Exercise task
Everything in the data should be repeated exactly, save for the images.

>> BEGIN

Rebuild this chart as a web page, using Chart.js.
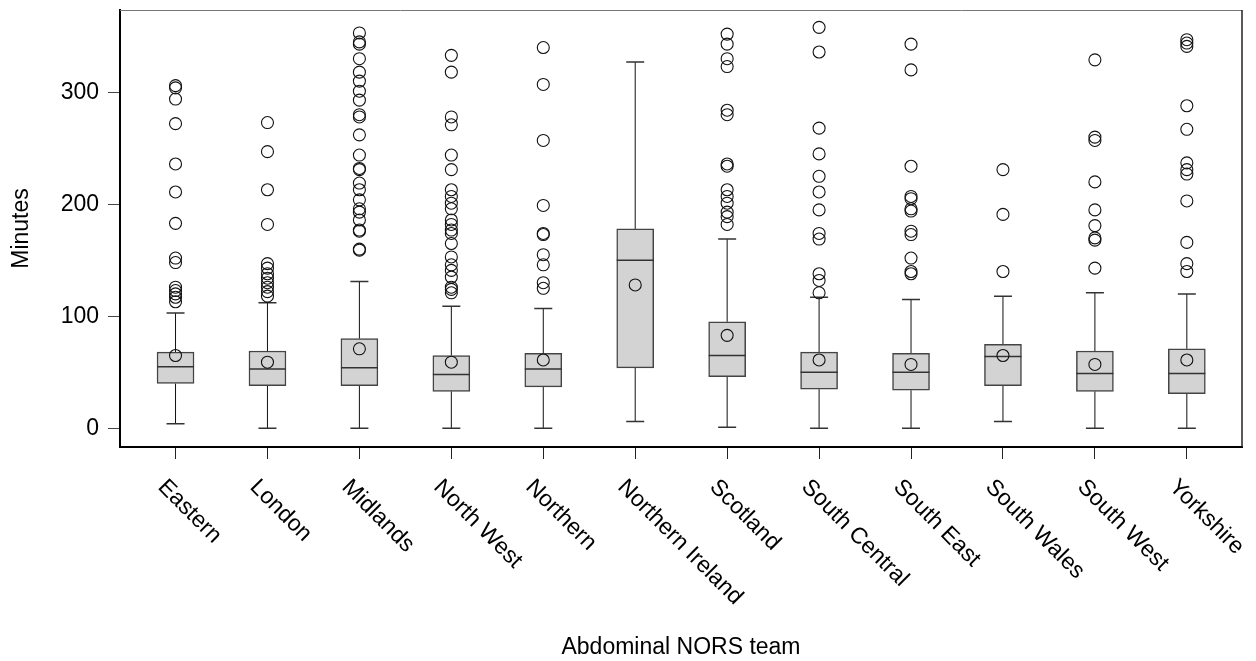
<!DOCTYPE html>
<html>
<head>
<meta charset="utf-8">
<script src="https://cdn.jsdelivr.net/npm/chart.js@4.4.1/dist/chart.umd.min.js"></script>
<style>
    body { margin: 0; background: #fff; }
    #box { width: 1256px; height: 661px; }
</style>
</head>
<body>
<div id="box"><canvas id="grafico"></canvas></div>
<script>
const categorias = ["Eastern", "London", "Midlands", "North West", "Northern", "Northern Ireland",
    "Scotland", "South Central", "South East", "South Wales", "South West", "Yorkshire"];

const bigodeMin = [4, 0, 0, 0, 0, 6, 1, 0, 0, 6, 0, 0];
const q1 = [40, 38, 38, 33, 37, 54, 46, 35, 34, 38, 33, 31];
const mediana = [55, 53, 54, 48, 53, 150, 65, 50, 50, 64, 49, 49];
const q3 = [68, 69, 80, 65, 67, 178, 95, 68, 67, 75, 69, 71];
const bigodeMax = [103, 112, 131, 109, 107, 327, 169, 117, 115, 118, 121, 120];
const medias = [65, 59, 71, 59, 61, 128, 83, 61, 57, 65, 57, 61];

const outliers = [
    [306, 304, 294, 272, 236, 211, 183, 152, 148, 126, 123, 120, 117, 113],
    [273, 247, 213, 182, 147, 143, 138, 134, 130, 126, 122, 118],
    [353, 345, 343, 330, 318, 310, 301, 293, 280, 278, 262, 244, 232, 231, 219, 213, 204, 196, 193, 186, 177, 176, 160, 159],
    [333, 318, 278, 271, 244, 231, 213, 207, 201, 196, 186, 182, 177, 174, 165, 153, 146, 141, 135, 126, 124, 121],
    [340, 307, 257, 199, 174, 173, 155, 146, 130, 125],
    [],
    [352, 343, 330, 323, 284, 280, 236, 234, 213, 207, 201, 193, 189, 182],
    [358, 336, 268, 245, 225, 211, 195, 174, 169, 138, 132, 121],
    [343, 320, 234, 207, 205, 196, 194, 176, 173, 152, 140, 138],
    [231, 191, 140],
    [329, 260, 257, 220, 195, 181, 170, 168, 143],
    [347, 344, 341, 288, 267, 237, 231, 227, 203, 166, 147, 140]
];

const yTicks = [0, 100, 200, 300];

const fonte = "'Liberation Sans', Arial, sans-serif";

const pontosOutliers = [];
outliers.forEach((lista, i) => {
    lista.forEach(v => pontosOutliers.push({ x: i, y: v }));
});

// whiskers, caps and medians drawn with the chart scales
const caixasPlugin = {
    id: "caixas",
    beforeDatasetsDraw(chart) {
        const ctx = chart.ctx;
        const x = chart.scales.x, y = chart.scales.y;
        ctx.save();
        categorias.forEach((c, i) => {
            const px = x.getPixelForValue(i);
            ctx.strokeStyle = "#111";
            ctx.lineWidth = 1;
            ctx.beginPath();
            ctx.moveTo(px, y.getPixelForValue(bigodeMin[i]));
            ctx.lineTo(px, y.getPixelForValue(q1[i]));
            ctx.moveTo(px, y.getPixelForValue(q3[i]));
            ctx.lineTo(px, y.getPixelForValue(bigodeMax[i]));
            ctx.stroke();
            ctx.lineWidth = 1.5;
            ctx.strokeStyle = "#333";
            ctx.beginPath();
            [bigodeMin[i], bigodeMax[i]].forEach(v => {
                const py = y.getPixelForValue(v);
                ctx.moveTo(px - 9, py);
                ctx.lineTo(px + 9, py);
            });
            ctx.stroke();
        });
        ctx.restore();
    },
    afterDatasetDraw(chart, args) {
        if (args.index !== 0) return;
        const ctx = chart.ctx;
        const x = chart.scales.x, y = chart.scales.y;
        ctx.save();
        ctx.strokeStyle = "#333";
        ctx.lineWidth = 1.5;
        ctx.beginPath();
        categorias.forEach((c, i) => {
            const px = x.getPixelForValue(i);
            const py = y.getPixelForValue(mediana[i]);
            ctx.moveTo(px - 18.5, py);
            ctx.lineTo(px + 18.5, py);
        });
        ctx.stroke();
        ctx.restore();
    },
    afterDraw(chart) {
        const ctx = chart.ctx;
        const a = chart.chartArea;
        const x = chart.scales.x;
        ctx.save();
        ctx.strokeStyle = "#777";
        ctx.lineWidth = 1;
        ctx.beginPath();
        ctx.moveTo(a.left, a.top + 0.5);
        ctx.lineTo(a.right, a.top + 0.5);
        ctx.stroke();
        ctx.strokeStyle = "#222";
        ctx.lineWidth = 1.5;
        ctx.beginPath();
        ctx.moveTo(a.right, a.top);
        ctx.lineTo(a.right, a.bottom);
        ctx.stroke();

        // rotated category labels
        ctx.fillStyle = "#000";
        ctx.font = "23px " + fonte;
        ctx.textAlign = "left";
        ctx.textBaseline = "alphabetic";
        categorias.forEach((c, i) => {
            const px = x.getPixelForValue(i);
            ctx.save();
            ctx.translate(px - 18.5, a.bottom + 41);
            ctx.rotate(Math.PI / 4);
            ctx.fillText(c, 0, 0);
            ctx.restore();
        });
        ctx.restore();
    }
};

new Chart(document.getElementById("grafico"), {
    type: "bar",
    data: {
        datasets: [
            {
                type: "bar",
                data: categorias.map((c, i) => ({ x: i, y: [q1[i], q3[i]] })),
                backgroundColor: "#d3d3d3",
                borderColor: "#444",
                borderWidth: 1.5,
                borderSkipped: false,
                barThickness: 37,
                order: 3
            },
            {
                type: "scatter",
                data: pontosOutliers,
                pointStyle: "circle",
                pointRadius: 6,
                borderColor: "#111",
                borderWidth: 1.1,
                backgroundColor: "rgba(0,0,0,0)",
                order: 2
            },
            {
                type: "scatter",
                data: medias.map((v, i) => ({ x: i, y: v })),
                pointStyle: "circle",
                pointRadius: 6,
                borderColor: "#111",
                borderWidth: 1.1,
                backgroundColor: "rgba(0,0,0,0)",
                order: 1
            }
        ]
    },
    options: {
        responsive: true,
        maintainAspectRatio: false,
        animation: false,
        layout: { padding: { top: 10, right: 14, left: 0, bottom: 0 } },
        plugins: {
            legend: { display: false },
            tooltip: { enabled: false }
        },
        scales: {
            x: {
                type: "linear",
                min: -0.604,
                max: 11.6,
                offset: false,
                afterBuildTicks: s => { s.ticks = categorias.map((c, i) => ({ value: i })); },
                afterFit: s => { s.height = 214; s.paddingLeft = 0; s.paddingRight = 0; },
                ticks: { display: false },
                grid: { drawOnChartArea: false, drawTicks: true, tickLength: 12, color: "#222", offset: false },
                border: { color: "#000", width: 2 },
                title: {
                    display: true,
                    text: "Abdominal NORS team",
                    color: "#000",
                    font: { family: fonte, size: 23 },
                    padding: { top: 0, bottom: 0 }
                }
            },
            y: {
                type: "linear",
                min: -16.7,
                max: 373.5,
                afterBuildTicks: s => { s.ticks = yTicks.map(v => ({ value: v })); },
                afterFit: s => { s.width = 120; s.paddingTop = 0; s.paddingBottom = 0; },
                ticks: { color: "#000", font: { family: fonte, size: 23 }, padding: 9 },
                grid: { drawOnChartArea: false, drawTicks: true, tickLength: 12, color: "#444" },
                border: { color: "#000", width: 2 },
                title: {
                    display: true,
                    text: "Minutes",
                    color: "#000",
                    font: { family: fonte, size: 23 },
                    padding: { top: 8, bottom: 0 }
                }
            }
        }
    },
    plugins: [caixasPlugin]
});
</script>
</body>
</html>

>> END

Completed exercise
Rebuild this chart as a web page, using Chart.js.
<!DOCTYPE html>
<html>
<head>
<meta charset="utf-8">
<script src="https://cdn.jsdelivr.net/npm/chart.js@4.4.1/dist/chart.umd.min.js"></script>
<style>
    body { margin: 0; background: #fff; }
    #box { width: 1256px; height: 661px; }
</style>
</head>
<body>
<div id="box"><canvas id="grafico"></canvas></div>
<script>
const categorias = ["Eastern", "London", "Midlands", "North West", "Northern", "Northern Ireland",
    "Scotland", "South Central", "South East", "South Wales", "South West", "Yorkshire"];

const bigodeMin = [4, 0, 0, 0, 0, 6, 1, 0, 0, 6, 0, 0];
const q1 = [40, 38, 38, 33, 37, 54, 46, 35, 34, 38, 33, 31];
const mediana = [55, 53, 54, 48, 53, 150, 65, 50, 50, 64, 49, 49];
const q3 = [68, 69, 80, 65, 67, 178, 95, 68, 67, 75, 69, 71];
const bigodeMax = [103, 112, 131, 109, 107, 327, 169, 117, 115, 118, 121, 120];
const medias = [65, 59, 71, 59, 61, 128, 83, 61, 57, 65, 57, 61];

const outliers = [
    [306, 304, 294, 272, 236, 211, 183, 152, 148, 126, 123, 120, 117, 113],
    [273, 247, 213, 182, 147, 143, 138, 134, 130, 126, 122, 118],
    [353, 345, 343, 330, 318, 310, 301, 293, 280, 278, 262, 244, 232, 231, 219, 213, 204, 196, 193, 186, 177, 176, 160, 159],
    [333, 318, 278, 271, 244, 231, 213, 207, 201, 196, 186, 182, 177, 174, 165, 153, 146, 141, 135, 126, 124, 121],
    [340, 307, 257, 199, 174, 173, 155, 146, 130, 125],
    [],
    [352, 343, 330, 323, 284, 280, 236, 234, 213, 207, 201, 193, 189, 182],
    [358, 336, 268, 245, 225, 211, 195, 174, 169, 138, 132, 121],
    [343, 320, 234, 207, 205, 196, 194, 176, 173, 152, 140, 138],
    [231, 191, 140],
    [329, 260, 257, 220, 195, 181, 170, 168, 143],
    [347, 344, 341, 288, 267, 237, 231, 227, 203, 166, 147, 140]
];

const yTicks = [0, 100, 200, 300];

const fonte = "'Liberation Sans', Arial, sans-serif";

const pontosOutliers = [];
outliers.forEach((lista, i) => {
    lista.forEach(v => pontosOutliers.push({ x: i, y: v }));
});

// whiskers, caps and medians drawn with the chart scales
const caixasPlugin = {
    id: "caixas",
    beforeDatasetsDraw(chart) {
        const ctx = chart.ctx;
        const x = chart.scales.x, y = chart.scales.y;
        ctx.save();
        categorias.forEach((c, i) => {
            const px = x.getPixelForValue(i);
            ctx.strokeStyle = "#111";
            ctx.lineWidth = 1;
            ctx.beginPath();
            ctx.moveTo(px, y.getPixelForValue(bigodeMin[i]));
            ctx.lineTo(px, y.getPixelForValue(q1[i]));
            ctx.moveTo(px, y.getPixelForValue(q3[i]));
            ctx.lineTo(px, y.getPixelForValue(bigodeMax[i]));
            ctx.stroke();
            ctx.lineWidth = 1.5;
            ctx.strokeStyle = "#333";
            ctx.beginPath();
            [bigodeMin[i], bigodeMax[i]].forEach(v => {
                const py = y.getPixelForValue(v);
                ctx.moveTo(px - 9, py);
                ctx.lineTo(px + 9, py);
            });
            ctx.stroke();
        });
        ctx.restore();
    },
    afterDatasetDraw(chart, args) {
        if (args.index !== 0) return;
        const ctx = chart.ctx;
        const x = chart.scales.x, y = chart.scales.y;
        ctx.save();
        ctx.strokeStyle = "#333";
        ctx.lineWidth = 1.5;
        ctx.beginPath();
        categorias.forEach((c, i) => {
            const px = x.getPixelForValue(i);
            const py = y.getPixelForValue(mediana[i]);
            ctx.moveTo(px - 18.5, py);
            ctx.lineTo(px + 18.5, py);
        });
        ctx.stroke();
        ctx.restore();
    },
    afterDraw(chart) {
        const ctx = chart.ctx;
        const a = chart.chartArea;
        const x = chart.scales.x;
        ctx.save();
        ctx.strokeStyle = "#777";
        ctx.lineWidth = 1;
        ctx.beginPath();
        ctx.moveTo(a.left, a.top + 0.5);
        ctx.lineTo(a.right, a.top + 0.5);
        ctx.stroke();
        ctx.strokeStyle = "#222";
        ctx.lineWidth = 1.5;
        ctx.beginPath();
        ctx.moveTo(a.right, a.top);
        ctx.lineTo(a.right, a.bottom);
        ctx.stroke();

        // rotated category labels
        ctx.fillStyle = "#000";
        ctx.font = "23px " + fonte;
        ctx.textAlign = "left";
        ctx.textBaseline = "alphabetic";
        categorias.forEach((c, i) => {
            const px = x.getPixelForValue(i);
            ctx.save();
            ctx.translate(px - 18.5, a.bottom + 41);
            ctx.rotate(Math.PI / 4);
            ctx.fillText(c, 0, 0);
            ctx.restore();
        });
        ctx.restore();
    }
};

new Chart(document.getElementById("grafico"), {
    type: "bar",
    data: {
        datasets: [
            {
                type: "bar",
                data: categorias.map((c, i) => ({ x: i, y: [q1[i], q3[i]] })),
                backgroundColor: "#d3d3d3",
                borderColor: "#444",
                borderWidth: 1.5,
                borderSkipped: false,
                barThickness: 37,
                order: 3
            },
            {
                type: "scatter",
                data: pontosOutliers,
                pointStyle: "circle",
                pointRadius: 6,
                borderColor: "#111",
                borderWidth: 1.1,
                backgroundColor: "rgba(0,0,0,0)",
                order: 2
            },
            {
                type: "scatter",
                data: medias.map((v, i) => ({ x: i, y: v })),
                pointStyle: "circle",
                pointRadius: 6,
                borderColor: "#111",
                borderWidth: 1.1,
                backgroundColor: "rgba(0,0,0,0)",
                order: 1
            }
        ]
    },
    options: {
        responsive: true,
        maintainAspectRatio: false,
        animation: false,
        layout: { padding: { top: 10, right: 14, left: 0, bottom: 0 } },
        plugins: {
            legend: { display: false },
            tooltip: { enabled: false }
        },
        scales: {
            x: {
                type: "linear",
                min: -0.604,
                max: 11.6,
                offset: false,
                afterBuildTicks: s => { s.ticks = categorias.map((c, i) => ({ value: i })); },
                afterFit: s => { s.height = 214; s.paddingLeft = 0; s.paddingRight = 0; },
                ticks: { display: false },
                grid: { drawOnChartArea: false, drawTicks: true, tickLength: 12, color: "#222", offset: false },
                border: { color: "#000", width: 2 },
                title: {
                    display: true,
                    text: "Abdominal NORS team",
                    color: "#000",
                    font: { family: fonte, size: 23 },
                    padding: { top: 0, bottom: 0 }
                }
            },
            y: {
                type: "linear",
                min: -16.7,
                max: 373.5,
                afterBuildTicks: s => { s.ticks = yTicks.map(v => ({ value: v })); },
                afterFit: s => { s.width = 120; s.paddingTop = 0; s.paddingBottom = 0; },
                ticks: { color: "#000", font: { family: fonte, size: 23 }, padding: 9 },
                grid: { drawOnChartArea: false, drawTicks: true, tickLength: 12, color: "#444" },
                border: { color: "#000", width: 2 },
                title: {
                    display: true,
                    text: "Minutes",
                    color: "#000",
                    font: { family: fonte, size: 23 },
                    padding: { top: 8, bottom: 0 }
                }
            }
        }
    },
    plugins: [caixasPlugin]
});
</script>
</body>
</html>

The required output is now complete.